▶ [Your objective]: Take every line from the first down to the line with "-0.129, -0.125, -0.125];" and set it down exactly, without the pictures.

▶ [Given information]:
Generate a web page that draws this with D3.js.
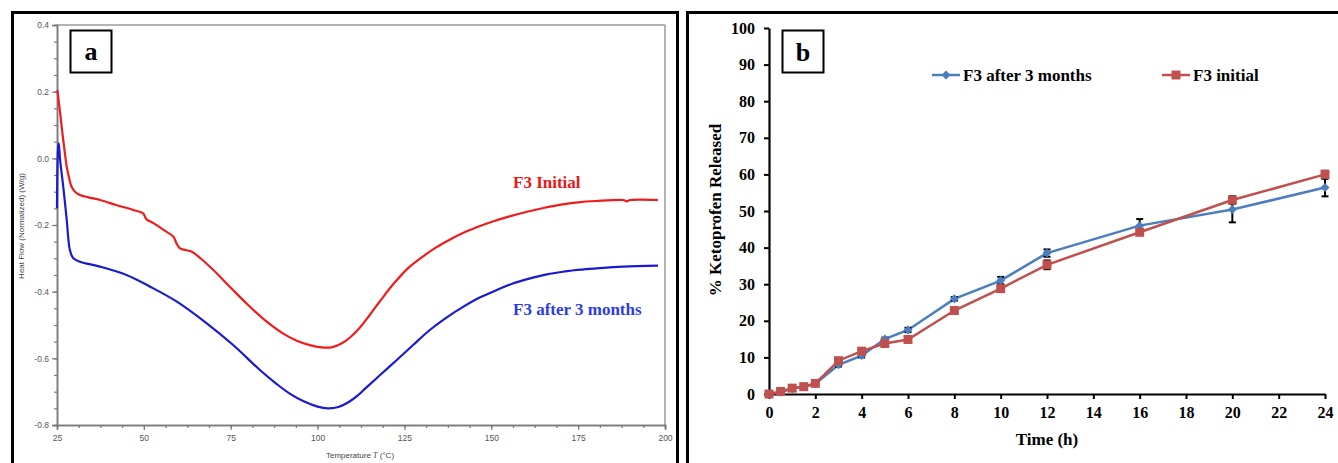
<!DOCTYPE html>
<html>
<head>
<meta charset="utf-8">
<script src="https://cdnjs.cloudflare.com/ajax/libs/d3/7.8.5/d3.min.js"></script>
<style>
  html, body { margin: 0; padding: 0; background: #fff; }
  svg { display: block; }
</style>
</head>
<body>
<svg id="fig" width="1338" height="463"></svg>
<script>
// ---- Panel a: DSC thermograms (temperature °C, heat flow W/g) ----
const initialT = [25.1, 25.4, 25.9, 26.8, 27.8, 28.5, 29.2, 30.2, 31.6, 34, 37.4, 42, 47, 49.8, 50.3, 50.8, 53, 56, 58.5, 59.4, 60.4, 62, 63.8, 66.2, 70, 75, 80, 85, 90, 94, 98, 101, 104, 107, 109.5, 112, 115, 118, 122, 126, 130, 134, 138, 142, 146, 150, 155, 160, 165, 170, 175, 180, 188, 189, 190, 198];
const initialHF = [0.205, 0.18, 0.136, 0.055, -0.025, -0.06, -0.085, -0.1, -0.11, -0.117, -0.125, -0.14, -0.155, -0.165, -0.175, -0.183, -0.196, -0.217, -0.235, -0.255, -0.27, -0.275, -0.28, -0.299, -0.335, -0.388, -0.44, -0.487, -0.525, -0.547, -0.561, -0.567, -0.567, -0.555, -0.536, -0.51, -0.47, -0.428, -0.375, -0.33, -0.297, -0.268, -0.244, -0.223, -0.206, -0.191, -0.175, -0.161, -0.149, -0.139, -0.132, -0.128, -0.125, -0.129, -0.125, -0.125];

const agedT = [25.0, 25.3, 25.5, 25.9, 26.8, 27.8, 28.3, 28.7, 29.7, 31.6, 37.4, 45, 51.8, 59.5, 68.1, 75.7, 83.4, 88, 92, 96, 100, 103, 106, 109, 111.5, 114, 118, 122.8, 127.5, 132.3, 137.2, 142, 146.8, 151.6, 156, 161.2, 166, 170.8, 175.5, 180.4, 188, 198];
const agedHF = [-0.15, 0.03, 0.045, -0.005, -0.085, -0.185, -0.245, -0.275, -0.3, -0.31, -0.325, -0.35, -0.385, -0.43, -0.495, -0.56, -0.635, -0.675, -0.706, -0.729, -0.745, -0.75, -0.746, -0.731, -0.712, -0.688, -0.65, -0.605, -0.56, -0.515, -0.477, -0.445, -0.417, -0.395, -0.376, -0.36, -0.348, -0.34, -0.334, -0.33, -0.325, -0.322];

const tempTicks = [25, 50, 75, 100, 125, 150, 175, 200];
const heatTicks = [0.4, 0.2, 0.0, -0.2, -0.4, -0.6, -0.8];

// ---- Panel b: dissolution profiles ----
const hours = [0, 0.5, 1, 1.5, 2, 3, 4, 5, 6, 8, 10, 12, 16, 20, 24];
const after3Months = [0, 0.5, 1.5, 2, 2.8, 8, 10.5, 15, 17.5, 26, 31, 38.5, 46, 50.4, 56.4];
const after3MonthsErr = [0, 0.2, 0.3, 0.3, 0.3, 0.5, 0.5, 0.4, 0.6, 0.5, 1.0, 1.0, 1.8, 3.5, 2.4];
const initial = [0, 0.7, 1.6, 2.0, 2.9, 9.1, 11.7, 13.8, 14.9, 22.8, 28.8, 35.3, 44.2, 53.0, 60.0];
const initialErr = [0, 0.2, 0.3, 0.3, 0.3, 0.5, 0.4, 0.4, 0.5, 0.5, 0.6, 1.2, 0.8, 1.0, 1.0];
const hourTicks = [0, 2, 4, 6, 8, 10, 12, 14, 16, 18, 20, 22, 24];
const releaseTicks = [0, 10, 20, 30, 40, 50, 60, 70, 80, 90, 100];

const svg = d3.select("#fig");
const serif = "'Liberation Serif', 'Times New Roman', serif";
const sans = "'Liberation Sans', Arial, sans-serif";

// ================= Panel a =================
const pa = svg.append("g");
pa.append("rect").attr("x", 12.5).attr("y", 12.5).attr("width", 665).attr("height", 470)
  .attr("fill", "none").attr("stroke", "#000").attr("stroke-width", 3);

const xa = d3.scaleLinear().domain([25, 200]).range([57, 665]);
const ya = d3.scaleLinear().domain([-0.8, 0.4]).range([425, 25]);
const grey = "#7a7a7a";

// plot frame
pa.append("line").attr("x1", xa(25)).attr("x2", xa(200)).attr("y1", ya(0.4)).attr("y2", ya(0.4))
  .attr("stroke", "#9a9a9a").attr("stroke-width", 1.5);
pa.append("line").attr("x1", xa(200)).attr("x2", xa(200)).attr("y1", ya(0.4)).attr("y2", ya(-0.8))
  .attr("stroke", "#9a9a9a").attr("stroke-width", 1.5);

const xAxisA = d3.axisBottom(xa).tickValues(d3.range(25, 200.1, 6.25)).tickSize(3).tickFormat("");
const gxa = pa.append("g").attr("transform", `translate(0,${ya(-0.8)})`).call(xAxisA);
const xAxisAMaj = d3.axisBottom(xa).tickValues(tempTicks).tickSize(5).tickPadding(5).tickFormat(d3.format("d"));
const gxa2 = pa.append("g").attr("transform", `translate(0,${ya(-0.8)})`).call(xAxisAMaj);
const yAxisA = d3.axisLeft(ya).tickValues(d3.range(-0.8, 0.401, 0.05)).tickSize(3).tickFormat("");
const gya = pa.append("g").attr("transform", `translate(${xa(25)},0)`).call(yAxisA);
const yAxisAMaj = d3.axisLeft(ya).tickValues(heatTicks).tickSize(5).tickPadding(3)
  .tickFormat(d => d3.format(".1f")(d).replace("\u2212", "-"));
const gya2 = pa.append("g").attr("transform", `translate(${xa(25)},0)`).call(yAxisAMaj);
[gxa, gxa2, gya, gya2].forEach(g => {
  g.selectAll(".domain").attr("stroke", grey).attr("stroke-width", 1.5);
  g.selectAll(".tick line").attr("stroke", grey).attr("stroke-width", 1.2);
  g.selectAll(".tick text").attr("fill", "#555").attr("font-family", sans).attr("font-size", 8.5);
});

pa.append("text").attr("transform", `translate(24,${226}) rotate(-90)`).attr("text-anchor", "middle")
  .attr("font-family", sans).attr("font-size", 8).attr("fill", "#444").text("Heat Flow (Normalized) (W/g)");
const tt = pa.append("text").attr("x", 360).attr("y", 458).attr("text-anchor", "middle")
  .attr("font-family", sans).attr("font-size", 8).attr("fill", "#444");
tt.append("tspan").text("Temperature ");
tt.append("tspan").attr("font-family", serif).attr("font-style", "italic").text("T");
tt.append("tspan").text(" (\u00B0C)");

const lineA = d3.line().x(d => xa(d[0])).y(d => ya(d[1])).curve(d3.curveCatmullRom.alpha(0.5));
pa.append("path").datum(d3.zip(agedT, agedHF)).attr("d", lineA)
  .attr("fill", "none").attr("stroke", "#1a1ad0").attr("stroke-width", 2.2);
pa.append("path").datum(d3.zip(initialT, initialHF)).attr("d", lineA)
  .attr("fill", "none").attr("stroke", "#f01c1c").attr("stroke-width", 2.2);

pa.append("text").attr("x", 513).attr("y", 188).attr("font-family", serif).attr("font-weight", "bold")
  .attr("font-size", 17).attr("fill", "#ee1515").text("F3 Initial");
pa.append("text").attr("x", 513).attr("y", 315).attr("font-family", serif).attr("font-weight", "bold")
  .attr("font-size", 17).attr("fill", "#2b3ee6").text("F3 after 3 months");

pa.append("rect").attr("x", 70.5).attr("y", 30.5).attr("width", 41).attr("height", 42)
  .attr("fill", "#fff").attr("stroke", "#000").attr("stroke-width", 2);
pa.append("text").attr("x", 91).attr("y", 60).attr("text-anchor", "middle").attr("font-family", serif)
  .attr("font-weight", "bold").attr("font-size", 26).text("a");

// ================= Panel b =================
const pb = svg.append("g");
pb.append("rect").attr("x", 687.5).attr("y", 12.5).attr("width", 665).attr("height", 470)
  .attr("fill", "none").attr("stroke", "#000").attr("stroke-width", 3);

const xb = d3.scaleLinear().domain([0, 24]).range([769, 1325]);
const yb = d3.scaleLinear().domain([0, 100]).range([394, 28]);

const gxb = pb.append("g").attr("transform", `translate(0,${yb(0)})`)
  .call(d3.axisBottom(xb).tickValues(hourTicks).tickSize(5).tickSizeOuter(0).tickPadding(8));
const gyb = pb.append("g").attr("transform", `translate(${xb(0)},0)`)
  .call(d3.axisLeft(yb).tickValues(releaseTicks).tickSize(5).tickSizeOuter(0).tickPadding(9));
[gxb, gyb].forEach(g => {
  g.selectAll(".domain").attr("stroke", "#000").attr("stroke-width", 2.2);
  g.selectAll(".tick line").attr("stroke", "#000").attr("stroke-width", 2);
  g.selectAll(".tick text").attr("fill", "#000").attr("font-family", serif)
    .attr("font-weight", "bold").attr("font-size", 16);
});

pb.append("text").attr("x", 1047).attr("y", 445).attr("text-anchor", "middle").attr("font-family", serif)
  .attr("font-weight", "bold").attr("font-size", 17).text("Time (h)");
pb.append("text").attr("transform", `translate(721,${210}) rotate(-90)`).attr("text-anchor", "middle")
  .attr("font-family", serif).attr("font-weight", "bold").attr("font-size", 17).text("% Ketoprofen Released");

const blue = "#4a7ebf", red = "#c0504d";
const diamond = (cx, cy, r) => `M${cx},${cy - r}L${cx + r},${cy}L${cx},${cy + r}L${cx - r},${cy}Z`;
const square = (cx, cy, r) => `M${cx - r},${cy - r}h${2 * r}v${2 * r}h${-2 * r}Z`;

function drawSeries(vals, errs, color, marker, r) {
  const pts = d3.zip(hours, vals, errs);
  const g = pb.append("g");
  g.append("path").datum(pts).attr("d", d3.line().x(d => xb(d[0])).y(d => yb(d[1])))
    .attr("fill", "none").attr("stroke", color).attr("stroke-width", 2.5);
  const eb = g.append("g").attr("stroke", "#000").attr("stroke-width", 2);
  pts.filter(d => d[2] > 0).forEach(d => {
    const x = xb(d[0]), y0 = yb(d[1] - d[2]), y1 = yb(d[1] + d[2]);
    eb.append("line").attr("x1", x).attr("x2", x).attr("y1", y0).attr("y2", y1);
    eb.append("line").attr("x1", x - 3.5).attr("x2", x + 3.5).attr("y1", y0).attr("y2", y0);
    eb.append("line").attr("x1", x - 3.5).attr("x2", x + 3.5).attr("y1", y1).attr("y2", y1);
  });
  g.selectAll("path.m").data(pts).join("path").attr("class", "m")
    .attr("d", d => marker(xb(d[0]), yb(d[1]), r)).attr("fill", color);
}
drawSeries(after3Months, after3MonthsErr, blue, diamond, 4.5);
drawSeries(initial, initialErr, red, square, 4.5);

// legend
const lg = pb.append("g").attr("font-family", serif).attr("font-weight", "bold").attr("font-size", 17);
lg.append("line").attr("x1", 932).attr("x2", 960).attr("y1", 75).attr("y2", 75).attr("stroke", blue).attr("stroke-width", 2.5);
lg.append("path").attr("d", diamond(946, 75, 4.5)).attr("fill", blue);
lg.append("text").attr("x", 963).attr("y", 80.5).text("F3 after 3 months");
lg.append("line").attr("x1", 1162).attr("x2", 1190).attr("y1", 75).attr("y2", 75).attr("stroke", red).attr("stroke-width", 2.5);
lg.append("path").attr("d", square(1176, 75, 4.5)).attr("fill", red);
lg.append("text").attr("x", 1193).attr("y", 80.5).text("F3 initial");

pb.append("rect").attr("x", 782.5).attr("y", 30.5).attr("width", 41).attr("height", 42)
  .attr("fill", "#fff").attr("stroke", "#000").attr("stroke-width", 2);
pb.append("text").attr("x", 803).attr("y", 61).attr("text-anchor", "middle").attr("font-family", serif)
  .attr("font-weight", "bold").attr("font-size", 26).text("b");
</script>
</body>
</html>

▶ [Solved exercise]:
Generate a web page that draws this with D3.js.
<!DOCTYPE html>
<html>
<head>
<meta charset="utf-8">
<script src="https://cdnjs.cloudflare.com/ajax/libs/d3/7.8.5/d3.min.js"></script>
<style>
  html, body { margin: 0; padding: 0; background: #fff; }
  svg { display: block; }
</style>
</head>
<body>
<svg id="fig" width="1338" height="463"></svg>
<script>
// ---- Panel a: DSC thermograms (temperature °C, heat flow W/g) ----
const initialT = [25.1, 25.4, 25.9, 26.8, 27.8, 28.5, 29.2, 30.2, 31.6, 34, 37.4, 42, 47, 49.8, 50.3, 50.8, 53, 56, 58.5, 59.4, 60.4, 62, 63.8, 66.2, 70, 75, 80, 85, 90, 94, 98, 101, 104, 107, 109.5, 112, 115, 118, 122, 126, 130, 134, 138, 142, 146, 150, 155, 160, 165, 170, 175, 180, 188, 189, 190, 198];
const initialHF = [0.205, 0.18, 0.136, 0.055, -0.025, -0.06, -0.085, -0.1, -0.11, -0.117, -0.125, -0.14, -0.155, -0.165, -0.175, -0.183, -0.196, -0.217, -0.235, -0.255, -0.27, -0.275, -0.28, -0.299, -0.335, -0.388, -0.44, -0.487, -0.525, -0.547, -0.561, -0.567, -0.567, -0.555, -0.536, -0.51, -0.47, -0.428, -0.375, -0.33, -0.297, -0.268, -0.244, -0.223, -0.206, -0.191, -0.175, -0.161, -0.149, -0.139, -0.132, -0.128, -0.125, -0.129, -0.125, -0.125];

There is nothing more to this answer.